Of course ... and once we've got him into the biggest set of doubles he can carry, we're gonna send him to the "Carrying Three Regulators" thread ... :wink:

... Bob (Grateful Diver)
 
Of course ... and once we've got him into the biggest set of doubles he can carry, we're gonna send him to the "Carrying Three Regulators" thread ... :wink:

... Bob (Grateful Diver)

LOL.. now that was just mean..
 
I was wondering about doubles. I'm Just OW.........I know the dangers of diving so don't tell me not to do It.....

Excuse me far saying this....but as an OW diver, how can you profess to "know the dangers of diving".

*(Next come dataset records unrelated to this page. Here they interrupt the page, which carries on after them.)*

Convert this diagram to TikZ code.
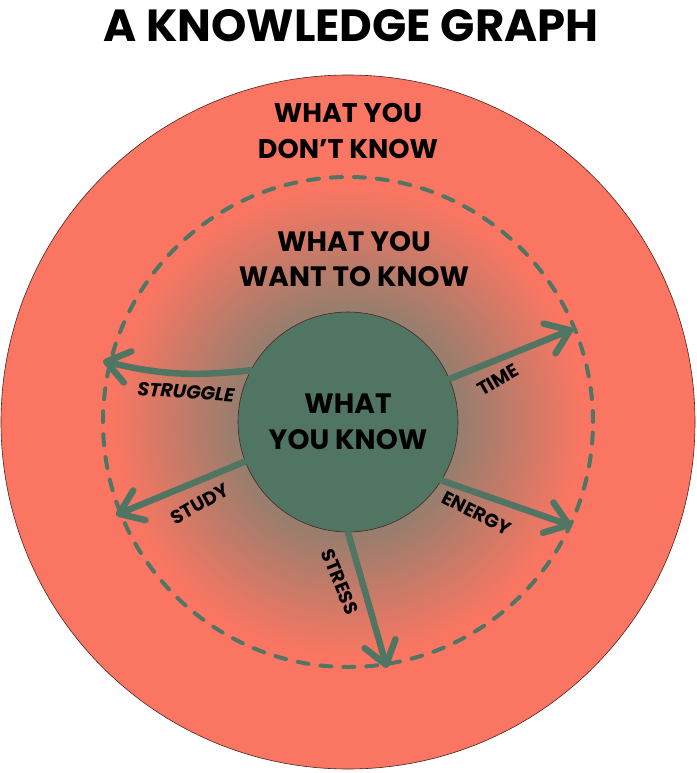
\documentclass[tikz,border=0pt]{standalone}
\usepackage{fontspec}
\setmainfont{Poppins}
\usetikzlibrary{arrows.meta}

\definecolor{kgreen}{RGB}{80,117,98}
\definecolor{ksalmon}{RGB}{250,118,98}
\definecolor{kmid}{RGB}{148,126,110}
\definecolor{kedge}{RGB}{80,35,30}
\pgfdeclareradialshading{knowfade}{\pgfpoint{0bp}{0bp}}{color(0bp)=(kgreen); color(11bp)=(kmid); color(24bp)=(ksalmon); color(50bp)=(ksalmon)}

\begin{document}
\begin{tikzpicture}[x=1pt, y=-1pt,
    ring/.style={circle, draw=kedge, line width=0.6pt, inner sep=0pt},
    heading/.style={font=\bfseries\fontsize{27}{36}\selectfont, align=center},
    pathlabel/.style={font=\bfseries\fontsize{19}{24}\selectfont},
    growarrow/.style={draw=kgreen, line width=6.5pt, line cap=round,
        -{Straight Barb[length=22pt, width=32pt, round]}}]
        \useasboundingbox (0,0) rectangle (696,773);
        \coordinate (c) at (348,422); %
        \node[font=\bfseries\fontsize{45}{50}\selectfont] (title) at (351,26) {A KNOWLEDGE GRAPH}; %
        \node[ring, fill=ksalmon, minimum size=694pt] (dont) at (c) {}; %
        \node[circle, shade, shading=knowfade, draw=kgreen, line width=4pt, line cap=round,
            dash pattern=on 11pt off 12pt, minimum size=490pt] (want) at (c) {}; %
        \node[ring, fill=kgreen, minimum size=220pt, heading, font=\bfseries\fontsize{28}{36}\selectfont] (know) at (c) {WHAT\\YOU KNOW}; %
        \node[heading] (donttext) at (348,131) {WHAT YOU\\DON’T KNOW}; %
        \node[heading, font=\bfseries\fontsize{28}{35}\selectfont] (wanttext) at (354,259) {WHAT YOU\\WANT TO KNOW}; %
        % end points on the dashed ring
        \coordinate (struggleEnd) at (103,361); %
        \coordinate (studyEnd) at (116,515); %
        \coordinate (timeEnd) at (573,329); %
        \coordinate (energyEnd) at (572,526); %
        \coordinate (stressEnd) at (387,668); %
        \draw[growarrow] (know.152) to[bend left=10] (struggleEnd); %
        \draw[growarrow] (know.201) -- (studyEnd); %
        \draw[growarrow] (know.23) -- (timeEnd); %
        \draw[growarrow] (know.-32) -- (energyEnd); %
        \draw[growarrow] (know.270) -- (stressEnd); %
        \node[pathlabel, rotate=-4] (struggle) at (186,392) {\itshape STRUGGLE}; %
        \node[pathlabel, rotate=29] (study) at (200,504) {STUDY}; %
        \node[pathlabel, rotate=30] (time) at (498,380) {TIME}; %
        \node[pathlabel, rotate=-27] (energy) at (477,513) {ENERGY}; %
        \node[pathlabel, rotate=-68] (stress) at (340,582) {STRESS}; %
\end{tikzpicture}
\end{document}
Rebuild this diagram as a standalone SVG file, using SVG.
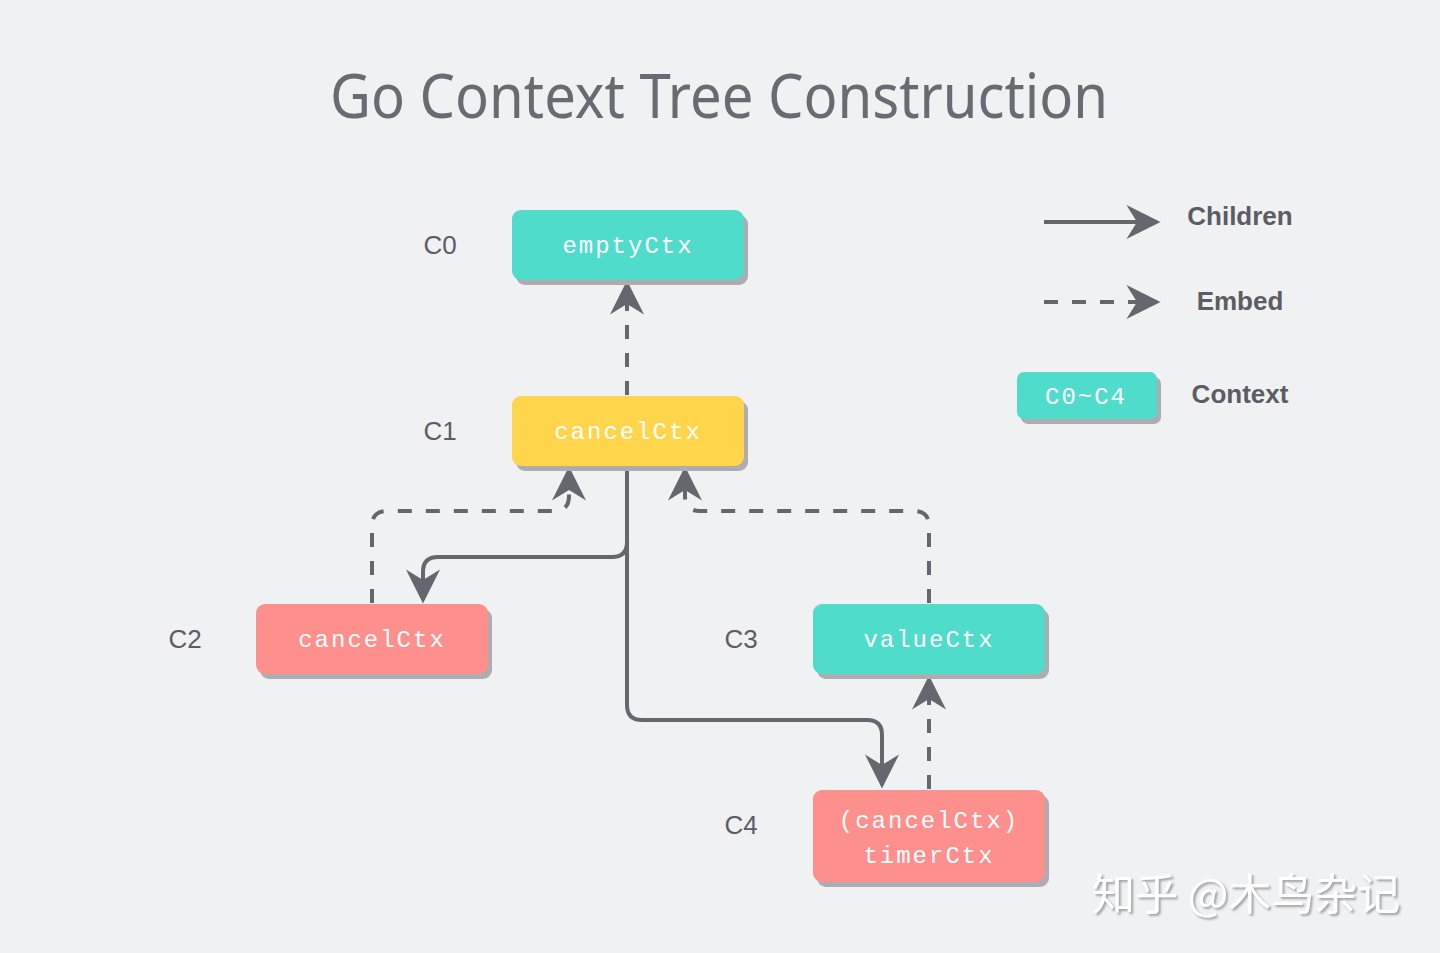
<svg xmlns="http://www.w3.org/2000/svg" width="1440" height="953" viewBox="0 0 1440 953">
<style>
.bg{fill:#f0f1f3}
.title{font-family:"Comic Sans MS","Noto Sans","DejaVu Sans",sans-serif;font-size:62px;fill:#6a6a72}
.lbl{font-family:"Liberation Sans",Arial,sans-serif;font-size:26px;fill:#5c5c64}
.leg{font-family:"Liberation Sans",Arial,sans-serif;font-size:26px;font-weight:bold;fill:#5c5c64}
.code{font-family:"Liberation Mono","Courier New",monospace;font-size:24px;letter-spacing:2px;fill:#ffffff}
.shadow{fill:#adadb1}
.teal{fill:#50dccb}
.yellow{fill:#fed54b}
.pink{fill:#fd8f8c}
.edge{fill:none;stroke:#66666e;stroke-width:4}
.dash{stroke-dasharray:14 14}
.wm{font-family:"Noto Sans CJK SC","Noto Sans",sans-serif;font-size:43px;fill:#ffffff}
</style>
<defs>
<marker id="arr" markerUnits="userSpaceOnUse" markerWidth="40" markerHeight="40" viewBox="-30 -16 34 32" refX="-3" refY="0" orient="auto">
<path d="M0,0 L-29,-14.5 L-20,0 L-29,14.5 Z" fill="#66666e"/>
</marker>
<filter id="wmsh" x="-10%" y="-20%" width="120%" height="140%">
<feDropShadow dx="2" dy="2" stdDeviation="1" flood-color="#9a9a9e" flood-opacity="0.9"/>
</filter>
</defs>
<rect class="bg" x="0" y="0" width="1440" height="953"/>
<text class="title" x="719" y="118" text-anchor="middle" textLength="778" lengthAdjust="spacingAndGlyphs">Go Context Tree Construction</text>

<g id="connectors">
<path class="edge dash" d="M627,395 V284" marker-end="url(#arr)"/>
<path class="edge" d="M627,465 V542 Q627,557 612,557 H438 Q423,557 423,572 V600" marker-end="url(#arr)"/>
<path class="edge dash" d="M372,603 V526 Q372,511 387,511 H554 Q569,511 569,496 V470" marker-end="url(#arr)"/>
<path class="edge dash" d="M929,603 V526 Q929,511 914,511 H700 Q685,511 685,496 V470" marker-end="url(#arr)"/>
<path class="edge" d="M627,465 V705 Q627,720 642,720 H867 Q882,720 882,735 V785" marker-end="url(#arr)"/>
<path class="edge dash" d="M929,789 V679" marker-end="url(#arr)"/>
</g>

<g id="C0">
<text class="lbl" x="440" y="254" text-anchor="middle">C0</text>
<rect class="shadow" x="516" y="215" width="232" height="70" rx="9"/>
<rect class="teal" x="512" y="210" width="232" height="70" rx="9"/>
<text class="code" x="628" y="253" text-anchor="middle">emptyCtx</text>
</g>

<g id="C1">
<text class="lbl" x="440" y="440" text-anchor="middle">C1</text>
<rect class="shadow" x="516" y="401" width="232" height="70" rx="9"/>
<rect class="yellow" x="512" y="396" width="232" height="70" rx="9"/>
<text class="code" x="628" y="439" text-anchor="middle">cancelCtx</text>
</g>

<g id="C2">
<text class="lbl" x="185" y="648" text-anchor="middle">C2</text>
<rect class="shadow" x="260" y="609" width="232" height="70" rx="9"/>
<rect class="pink" x="256" y="604" width="232" height="70" rx="9"/>
<text class="code" x="372" y="647" text-anchor="middle">cancelCtx</text>
</g>

<g id="C3">
<text class="lbl" x="741" y="648" text-anchor="middle">C3</text>
<rect class="shadow" x="817" y="609" width="232" height="70" rx="9"/>
<rect class="teal" x="813" y="604" width="232" height="70" rx="9"/>
<text class="code" x="929" y="647" text-anchor="middle">valueCtx</text>
</g>

<g id="C4">
<text class="lbl" x="741" y="834" text-anchor="middle">C4</text>
<rect class="shadow" x="817" y="795" width="232" height="92" rx="9"/>
<rect class="pink" x="813" y="790" width="232" height="92" rx="9"/>
<text class="code" x="929" y="828" text-anchor="middle">(cancelCtx)</text>
<text class="code" x="929" y="863" text-anchor="middle">timerCtx</text>
</g>

<g id="legend">
<path class="edge" d="M1044,222 H1157" marker-end="url(#arr)"/>
<text class="leg" x="1240" y="225" text-anchor="middle">Children</text>
<path class="edge dash" d="M1044,302 H1157" marker-end="url(#arr)"/>
<text class="leg" x="1240" y="310" text-anchor="middle">Embed</text>
<rect class="shadow" x="1021" y="377" width="140" height="47" rx="7"/>
<rect class="teal" x="1017" y="372" width="140" height="47" rx="7"/>
<text class="code" x="1086" y="404" text-anchor="middle">C0~C4</text>
<text class="leg" x="1240" y="403" text-anchor="middle">Context</text>
</g>

<text class="wm" x="1092" y="910" filter="url(#wmsh)">知乎 @木鸟杂记</text>
</svg>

You know what has been taught to you...and at OW level, that is the basics...just what you need to know to enable you to smootch around a dive site no deeper than 18m, using standard recreational equipment and nothing more.....

You were trained on single cylinder...so dive on a single cylinder.

You want to dive on doubles....then train to dive on doubles.

If you don't see that there is a difference (or increased dangers) of diving with doubles, then it only reinforces my point that you need training....then you would be educated on those new dangers along with the skills and drills you need to offset them.
 
Of course ... and once we've got him into the biggest set of doubles he can carry, we're gonna send him to the "Carrying Three Regulators" thread ..

It's a little sad that even new divers think that all diving has to involve large amounts of gas and equipment. I think it's one of the unfortunate side-effects of unlimited information availability on the internet.

Some of my happiest dives have been hanging out in a sunny spot in about 30' with nothing but a single tank, a reg and a wetsuit, watching the fish in the grass.

Terry
 
Some of my happiest dives have been hanging out in a sunny spot in about 30' with nothing but a single tank, a reg and a wetsuit, watching the fish in the grass.
I said the same thing...before I discovered doubles, offshore wrecks, caverns and caves.

It does not in any way reduce the beauty of hanging out at 30 ft watching the fish in the grass, but it does greatly expand the range where you can find and experience the beauty diving offers.